Taxonomy is the art of classification; it is the discipline of compiling in minute and esoteric detail what Keats described as "the dull catalogue of common things". And meteorologists are experts at it.
To ensure global uniformity in weather reports, every aspect of the weather must be defined, verified, validated and clarified down to the very smallest detail. Cloud taxonomy provides a case in point.
Now if the 19th century art critic, John Ruskin, were to be believed, there would be no possibility of classifying clouds. "Nature" in his view, "never lets one of the members of even her most disciplined groups of clouds be like another; but though each is adapted for the same function, and in its great features resembles all the others, not one out of the millions with which the sky is chequered is without a separate beauty and character".
But greater minds than Ruskin's, or minds, at any rate, whose focus was not quite the same, brought order into this aesthetic chaos. It was noted that while clouds indeed differed from each other in an infinite variety of detail, they assumed, nonetheless, a limited number of common shapes.
This was confirmed in 1887 by Ruskin's contemporary, the English meteorologist Ralph Abercromby, who travelled around the world apparently with no other objective in mind except to make sure that clouds looked everywhere the same.
And yet they differ. The first serious attempt to classify clouds was that by the French naturalist Jean Lamarck in 1802, who proposed five main divisions comprising hazy, massed, dappled, broom-like and grouped. This rather gauche nomenclature was superseded shortly afterwards by a Latin taxonomy suggested by the English meteorologist Luke Howard, and this proved to be more popular and more enduring.
Howard assigned to each cloud type a Latin name according to its general appearance. Cirrus meaning curl, was used to describe wispy, fibrous strands; cumulus or mass was ascribed to flat-based heapclouds extending upwards through the atmosphere; and stratus meaning spread out, was the label attached to low, horizontal sheets.

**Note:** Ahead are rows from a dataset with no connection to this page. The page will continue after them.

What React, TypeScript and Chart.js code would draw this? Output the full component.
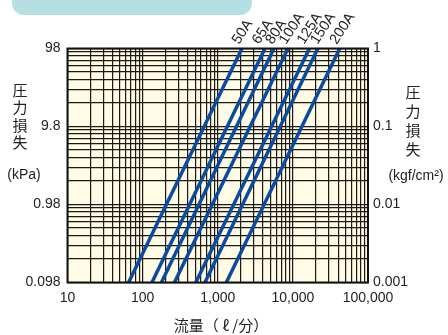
import React, { useEffect, useRef } from "react";
import { Chart, registerables } from "chart.js";

Chart.register(...registerables);

// Pipe sizes and their flow (ℓ/min) at the bottom (0.098 kPa) and top (98 kPa) of the chart
const sizes = ["50A", "65A", "80A", "100A", "125A", "150A", "200A"];
const flowAtMinLoss = [65, 133, 178, 265, 510, 675, 1300];
const flowAtMaxLoss = [2100, 4250, 5600, 8600, 16600, 21500, 42000];
const lossRange = [0.098, 98]; // kPa

const flowTicks = [10, 100, 1000, 10000, 100000];
const flowTickLabels = ["10", "100", "1,000", "10,000", "100,000"];
const kPaTicks = [0.098, 0.98, 9.8, 98];
const kPaTickLabels = ["0.098", "0.98", "9.8", "98"];
const kgfTicks = [0.001, 0.01, 0.1, 1];
const kgfTickLabels = ["0.001", "0.01", "0.1", "1"];
const minorSteps = [1, 2, 3, 4, 5, 6, 7, 8, 9];

const FONT = "'Liberation Sans', Arial, 'Noto Sans CJK JP', sans-serif";
const CJK = "'Noto Sans CJK JP', 'Liberation Sans', sans-serif";
const LINE_BLUE = "#0a4b9e";
const GRID = "#1c1915";

function minorTicks(decades: number[]) {
  const out: { value: number }[] = [];
  decades.forEach((d) => {
    minorSteps.forEach((k) => out.push({ value: d * k }));
  });
  return out;
}

function labelFor(v: number, vals: number[], labels: string[]) {
  for (let i = 0; i < vals.length; i++) {
    if (Math.abs(v - vals[i]) / vals[i] < 1e-6) return labels[i];
  }
  return "";
}

// spread label anchor positions so neighbours keep a minimum gap
function spread(xs: number[], gap: number) {
  const p = xs.slice();
  for (let iter = 0; iter < 50; iter++) {
    for (let i = 1; i < p.length; i++) {
      const d = p[i] - p[i - 1];
      if (d < gap) {
        const m = (gap - d) / 2;
        p[i - 1] -= m;
        p[i] += m;
      }
    }
  }
  return p;
}

const decorPlugin = {
  id: "decor",
  beforeDraw(chart: any) {
    const { ctx, chartArea } = chart;
    ctx.save();
    ctx.fillStyle = "#b5dfe3";
    ctx.beginPath();
    (ctx as any).roundRect(12, -20, 240, 35, 12);
    ctx.fill();
    ctx.fillStyle = "#fffbe4";
    ctx.fillRect(chartArea.left, chartArea.top, chartArea.right - chartArea.left, chartArea.bottom - chartArea.top);
    ctx.restore();
  },
  afterDraw(chart: any) {
    const { ctx, chartArea, scales } = chart;
    ctx.save();
    ctx.strokeStyle = "#111";
    ctx.lineWidth = 2;
    ctx.strokeRect(chartArea.left, chartArea.top, chartArea.right - chartArea.left, chartArea.bottom - chartArea.top);

    // pipe size labels at the top end of each line
    ctx.fillStyle = "#222";
    ctx.font = `14.5px ${FONT}`;
    ctx.textAlign = "left";
    ctx.textBaseline = "alphabetic";
    const py = scales.y.getPixelForValue(lossRange[1]);
    const anchors = spread(
      flowAtMaxLoss.map((f) => scales.x.getPixelForValue(f) - 3),
      13.5
    );
    sizes.forEach((s, i) => {
      ctx.save();
      ctx.translate(anchors[i], py - 3.5);
      ctx.rotate((-57 * Math.PI) / 180);
      ctx.fillText(s, 0, 0);
      ctx.restore();
    });

    // axis titles
    ctx.fillStyle = "#222";
    ctx.textAlign = "center";
    ctx.textBaseline = "middle";
    ctx.font = `15px ${CJK}`;
    const title = ["圧", "力", "損", "失"];
    title.forEach((c, i) => ctx.fillText(c, 20, 90 + i * 17.5));
    title.forEach((c, i) => ctx.fillText(c, 413, 92 + i * 19));
    ctx.font = `14px ${FONT}`;
    ctx.fillText("(kPa)", 24, 175);
    ctx.fillText("(kgf/cm²)", 416, 176);
    ctx.font = `15px ${CJK}`;
    ctx.fillText("流量（ ℓ /分）", 221, 325);
    ctx.restore();
  },
};

export default function App() {
  const ref = useRef<HTMLCanvasElement>(null);
  useEffect(() => {
    if (!ref.current) return;
    const datasets = sizes.map((s, i) => ({
      label: s,
      data: [
        { x: flowAtMinLoss[i], y: lossRange[0] },
        { x: flowAtMaxLoss[i], y: lossRange[1] },
      ],
      showLine: true,
      borderColor: LINE_BLUE,
      backgroundColor: LINE_BLUE,
      borderWidth: 3.5,
      pointRadius: 0,
      clip: 0,
      yAxisID: "y",
    }));
    const chart = new Chart(ref.current, {
      type: "scatter",
      data: { datasets },
      plugins: [decorPlugin],
      options: {
        animation: false,
        responsive: false,
        events: [],
        layout: { padding: { top: 48.5, left: 0, right: 0, bottom: 0 } },
        plugins: { legend: { display: false }, tooltip: { enabled: false } },
        scales: {
          x: {
            type: "logarithmic",
            min: flowTicks[0],
            max: flowTicks[flowTicks.length - 1],
            afterBuildTicks: (s: any) => {
              s.ticks = minorTicks(flowTicks.slice(0, -1)).concat([{ value: flowTicks[flowTicks.length - 1] }]);
            },
            afterFit: (s: any) => {
              s.height = 52.5;
            },
            grid: { color: GRID, lineWidth: 1.2, drawTicks: false },
            border: { display: false },
            ticks: {
              autoSkip: false,
              maxRotation: 0,
              padding: 7,
              color: "#222",
              font: { size: 14, family: FONT },
              callback: (v: any) => labelFor(Number(v), flowTicks, flowTickLabels),
            },
          },
          y: {
            type: "logarithmic",
            position: "left",
            min: kPaTicks[0],
            max: kPaTicks[kPaTicks.length - 1],
            afterBuildTicks: (s: any) => {
              s.ticks = minorTicks(kPaTicks.slice(0, -1)).concat([{ value: kPaTicks[kPaTicks.length - 1] }]);
            },
            afterFit: (s: any) => {
              s.width = 67.5;
            },
            grid: { color: GRID, lineWidth: 1.2, drawTicks: false },
            border: { display: false },
            ticks: {
              autoSkip: false,
              padding: 7,
              color: "#222",
              font: { size: 14, family: FONT },
              callback: (v: any) => labelFor(Number(v), kPaTicks, kPaTickLabels),
            },
          },
          y2: {
            type: "logarithmic",
            position: "right",
            min: kgfTicks[0],
            max: kgfTicks[kgfTicks.length - 1],
            afterBuildTicks: (s: any) => {
              s.ticks = kgfTicks.map((v) => ({ value: v }));
            },
            afterFit: (s: any) => {
              s.width = 80;
            },
            grid: { display: false, drawTicks: false },
            border: { display: false },
            ticks: {
              autoSkip: false,
              padding: 5,
              color: "#222",
              font: { size: 14, family: FONT },
              callback: (v: any) => labelFor(Number(v), kgfTicks, kgfTickLabels),
            },
          },
        },
      },
    } as any);
    return () => chart.destroy();
  }, []);
  return (
    <div style={{ position: "fixed", left: 0, top: 0, width: 448, height: 335, background: "#fff" }}>
      <canvas ref={ref} width={448} height={335} />
    </div>
  );
}
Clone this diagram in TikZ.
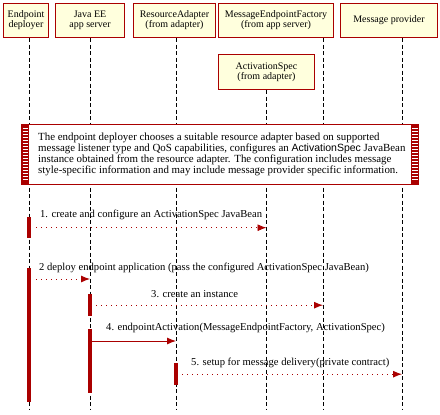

These three primary categories, in various combinations, became the basis for the ten main cloud families: cirrus, cirrocumulus, and cirrostratus; altocumulus, altostratus, and nimbostratus; and stratus, stra- tocumulus, cumulus and cumuonimbus.
Even today, the aspiring weatherperson must not only be able to distinguish easily these ten different types of cloud, but must be able to subdivide them further using words from a lengthy litany of Latin adjectives, in much the same way as botanists classify their plants.
And meteorologists further distinguish cloud-types by their height, which with quite disarming clarity they describe as simply low, medium or high.